Watching the movie "The Heartbreak Kid" this weekend brought to mind a topic that I love to love: grammar -- of the English variety, to be specific. Ben Stiller's wife in the movie broached the topic of living together and used the word "inhabitate" -- which was fortunately met with great resistance from Ben's character and a request that she consult Webster's Dictionary to seek further guidance regarding the correct verb and its proper usage. As I've said in the past -- I'm no English major, journalist, teacher or member of any other profession in which it is my specific duty to correct the misspeak of society; however, as your friend, it is my privilege and pleasure to share with you just a few of the most commonly misused and abused terms to which my sensitive ears have been victims over the years:
-> Intended meaning: To hold a discussion
-> Example(s): "Why are we still conversating about this?"
-> Correct word: Converse
-> Etymology: A word so often misspoken that it was allegedly added to the dictionary (and/or otherwise recognized) by Webster's New Millennium Dictionary of English. From Biggie to Beyoncé, this fictitious word has been chanted to a melody and recited by music fans worldwide to ill effect.
-> Intended meaning: Without regard, care or consideration
-> Example(s): "Irregardless, she shouldn't have done that"
-> Correct word: Regardless
-> Etymology: I wish I knew. There is absolutely no excuse for a double-negative in the SAME DAMN WORD. None whatsoever. It's worse than saying "I can't not do this never." What the fuck are you saying? Either you are or you aren't. Both the prefix "ir-" and the suffix "-less" are intended to indicate a lack of something -- whether it be regard, rationale, compassion or anything else human. There is absolutely no sound reason to use both at once. I'd sure like to have a nice conversation with the foolhardy individual who first spread that poisonous, filthy word to the masses so that I might enlighten him/her to the folly of his/her ways.
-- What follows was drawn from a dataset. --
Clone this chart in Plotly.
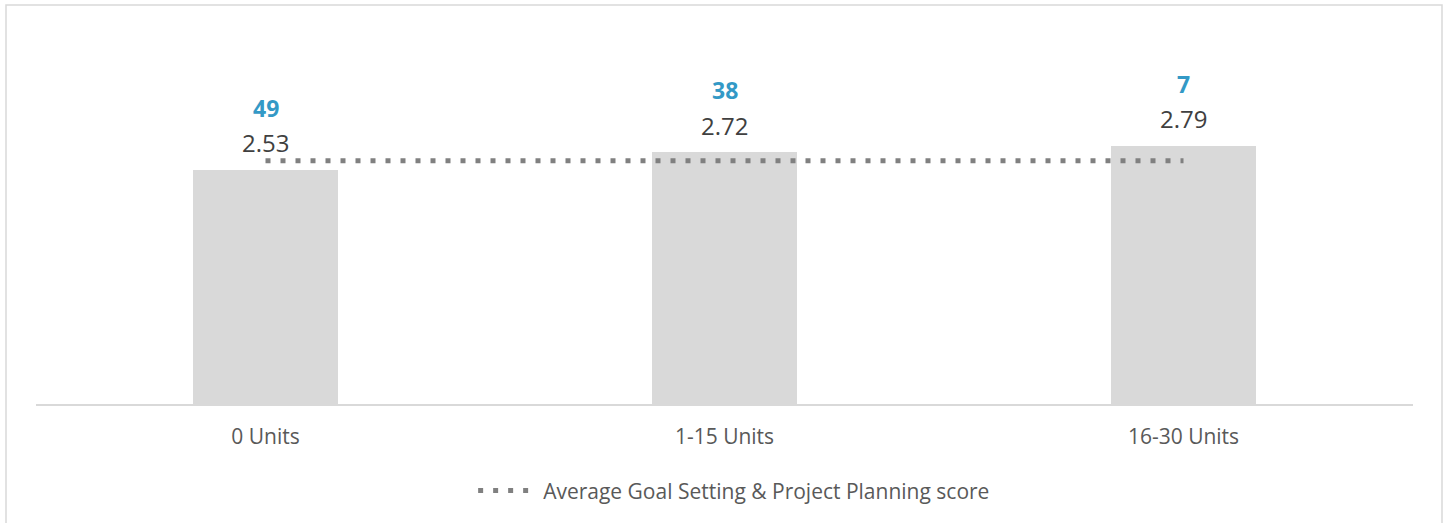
import plotly.graph_objects as go

categories = ["0 Units", "1-15 Units", "16-30 Units"]
scores = [2.53, 2.72, 2.79]
counts = [49, 38, 7]
avg_score = [2.63, 2.63, 2.63]
legend_name = "Average Goal Setting & Project Planning score"

FONT = "Open Sans"
W, H = 1448, 523
L, R, T, B = 36, 35, 34, 119

fig = go.Figure()
fig.add_trace(go.Bar(
    x=categories, y=scores, width=0.314,
    marker=dict(color="#d9d9d9", line=dict(width=0)),
    showlegend=False, hoverinfo="skip",
))
fig.add_trace(go.Scatter(
    x=categories, y=avg_score, mode="lines",
    line=dict(color="#808080", width=5, dash="5px,10px"),
    name=legend_name, showlegend=True,
))

for c, s, n in zip(categories, scores, counts):
    fig.add_annotation(x=c, y=s, text=f"{s:.2f}", showarrow=False,
                       yanchor="middle", yshift=27,
                       font=dict(family=FONT, size=24, color="#404040"))
    fig.add_annotation(x=c, y=s, text=f"<b>{n}</b>", showarrow=False,
                       yanchor="middle", yshift=62,
                       font=dict(family=FONT, size=23, color="#3399C6"))

pw = W - L - R
ph = H - T - B
fig.add_shape(type="rect", xref="paper", yref="paper",
              x0=(6 - L) / pw, x1=(1442 - L) / pw,
              y0=-1.0, y1=(404 - 5) / ph,
              line=dict(color="#d9d9d9", width=1.5), fillcolor="rgba(0,0,0,0)",
              layer="below")

fig.update_layout(
    width=W, height=H,
    margin=dict(l=L, r=R, t=T, b=B),
    paper_bgcolor="white", plot_bgcolor="white",
    font=dict(family=FONT, color="#595959"),
    bargap=0,
    xaxis=dict(showgrid=False, zeroline=False, showline=True,
               linecolor="#d9d9d9", linewidth=1.5, ticks="",
               ticklabelstandoff=13,
               tickfont=dict(family=FONT, size=21, color="#595959"),
               fixedrange=True),
    yaxis=dict(range=[0, 4.0], visible=False, fixedrange=True),
    legend=dict(orientation="h", x=0.507, xanchor="center", y=-0.235,
                yanchor="middle", itemwidth=60,
                font=dict(family=FONT, size=21, color="#595959")),
    showlegend=True,
)

fig.write_html("out.html", config={"displayModeBar": False},
               post_script="document.body.style.margin='0';document.body.style.overflow='hidden';")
-> Intended tense(s): Present Progressive, Present, Imperfect, etc
-> Example(s): "Who be doing that?"; "Why you be saying stuff like that?"
-> Correct wording: Usually the correct tense of "do" or whichever verb succeeds "be"
-> Etymology: Pure colloquialism that has far too often rolled off the tongues of those skilled in American slang -- which is often referred to as Ebonics, in what appears to have been intended as a more PC term and/or empowering to African Americans. Honestly, to suggest that slang is unique or specific to blacks probably generated the inverse of whatever emotion was intended or desired here -- good job. As my buddy Music Snob might say -- DO BETTER!
-> Intended meaning: Contraction for "you are"
-> Example(s): "Just call me when your outside."
-> Correct wording: You're.
-> Etymology: As in "you're welcome." Which is what I'll say when you thank me for this later. There are people out there who probably think that nothing is awry in the example that I gave. Naturally, this is an error reserved for writing -- but an utterly complete & comprehensive grammar check is just so far off from reality that we all need to stay on our toes. This atrocity can easily be avoided... if you require assistance, please take a look here for a handy guide. Please also refer to the "their/they're" dilemma.
I'm sure that I've overlooked a plethora of other misnomers and otherwise faulty verbiage (please note that I did not say "verbage"), but I'm hoping that you guys and your lovely commentary will help resolve that issue (i.e., I cracked open the coconut -- now it's time to eat).
I hope that all of my educated brethren will join me in yet another crusade -- this time to bring the everlasting joy that comes with a firm grasp of one's language of birth and to end the seemingly interminable verbal atrocities spewing from the orifices of our fellow Earthlings.
*Only when not intended for use as a possessive pronoun.